Given the general negative reaction to the USCCB's call for civil disobedience I think our bishops have over played their political hand.  I doubt they will need too many semis to haul their sheep to their demonstrations.  That's a good thing.



  1., this is just a thought and I don't know AB Sartain but....If Sartain didn't believe in the Vatican's 'Gay=ebil' campaign, he couldn't outright say so. After all, he's sworn allegiance to the Pope.

    But if he knew his diocese didn't believe in the campaign either, he could defer the decision about R74 to the parishes and let those 'poor lost sheep' say what he can't.

    1. I wondered about that myself Tim. If it's true it's still angers me. I would dearly love one of these mitred heads to actually tell their truth if they disagree with the Vatican line.

    2. Do you mean like ex-bishop Morris from Australia?

  2. Looks to me like Sartain has been given another opportunity to speak his mind:
    From the basis of this article, it looks like The Vatican is cracking down on the LCWR just because they don't mention certain items with sufficient prominence.

    1. Veronica, thanks for the heads up. After having read the CDF letter, this is all about asserting male dominion over the LCWR. I wonder what the reaction to this is going to be. AB Sartain may not be able to offer such choice to the LCWR because he will answer directly to the CDF and the Pope.

    2. Absolutely it is about asserting clerical dominance and isn't it just... peachy that happens to be male and shuts out women completely. Not that the Church is sexist or anything. I don't know whether to laugh or cry. Maybe both.

      But I was wondering if this is a case of the Holy Spirit handing Sartain the rope with which to hang himself. I'm not inclined to think of God as Trickster. But every once in a great while, something happens which makes me want to re-evaluate that.

    3. I have always gone back to the book of Job when I have to deal with God as Trickster. I think the book of Jobe comes closest to presenting the Native American idea of an adversary. In Job Satan is given God's permission to function as an adversary to test Job's faith. Native American tribes of all persuasions have a 'trickster' that functions like the Satan in Job. Humanity has free will and that is what makes this world go round. There is a huge shift coming to fruition in how we understand ourselves. Male dominance is a done deal because it represents an old out of balance energy. Women are far more educated and far more empowered. I find this attack on the LCWR fascinating because it's the last gasp of a very afraid male energy. I will be very interested in the response from the LCWR leadership. This is because every Indigenous tribe I've worked with is universal in their belief that 'grandmothers' hold the real spiritual power. The reason for this is the 'other side' directly teaches women, while men teach other men. This always makes me think about Mary being directly connected and the Apostles having to be taught.

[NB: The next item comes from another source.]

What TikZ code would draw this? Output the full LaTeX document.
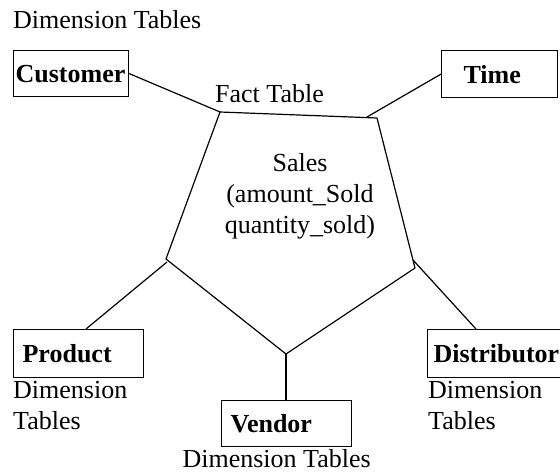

  3. Why do dissidents never really explain the religious reasons for their consciences demanding the marriage of men to men and women to women (or, more accurately, LGBTQ+ to LGBTQ+)?

    Anyone willing to oblige?

    1. I have Invictus. It has to do with honoring love between couples and the fact Jesus was very inclusive, even to the point of speaking with Samaritans and touching lepers. While he addressed adultery, and in terms of relationship, he did not address least if He did it was never recorded.

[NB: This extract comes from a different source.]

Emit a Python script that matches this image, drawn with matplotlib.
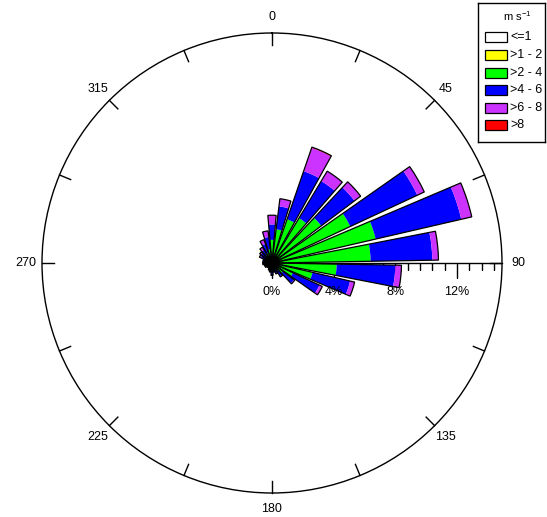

      It isn't sex between a man and a woman which singularly makes the world go on, it's their love for each other and their children. Sex is designed to foster the relationship and produce children, but not every sexual act produces children, where as it can promote the well being of the couple and the individuals themselves. Reducing sex to procreation is insulting to humanity and it's potential. I've always thought that if right sex was that important to our salvation Jesus was have engaged in it and shown us how it was to fit into the scheme of things. Since He didn't I just don't think it's that big a deal except in terms of relationship and power dynamics. Then misuse of sexuality can indeed be a very damaging thing. Which is why I think Jesus did not engage in a sexual relationship because such a relationship would have been completely lopsided in terms of personal power dynamics. Who can possibly love Jesus the way He loves us?

    2. Jesus wasn't shy of condemning those whose lives are immoral, though, don't forget? If marriage between members of the same sex is in fact legitimate in the eyes of God, why didn't Jesus let us know?

      Why did Jesus shy away from challenging the "sin of heteronormativeness"?

    3. It doesn't seem to me Jesus cared too much about sexual sins in the first place. Other than adultery, which references a contractual agreement, which Jesus forgives in lieu of participating in the required stonings, there isn't much at all on sexual behavior.

      Given that, I can not begin to understand why the Church has suddenly gone all whacko on sexual issues unless here in American it's to cuddle up to the Evangelicals.

      And then there is my very strong belief that the most important segment of the population necessary for the current celibate priesthood is gay men terrified and confused with their sexuality.

    4. If it is such an obvious moral good for a LGBTQ+ to marry another LGBTQ+ in the eyes of God and in the security of the Church...why did none of the disciples say anything about it?

      Why did the Church, vouchsafed by the Holy Spirit, literally never ever do anything to even slightly suggest that marriage was anything other than an institution comprising a man and a woman united in an essentially procreative relationship?

      Given that Jesus, his contemporary disciples, the disciples of those disciples, and literally every Church leader from then until the modern age has accepted marriage in those terms...why are you so stridently confident that you are right, and the Church is wrong?

      Do the signs not perhaps show that something in your thinking might be amiss?

    5. Ah, no. Apparently there is no doubt, Colkoch. Jesus and the disciples were just bigots. Blates.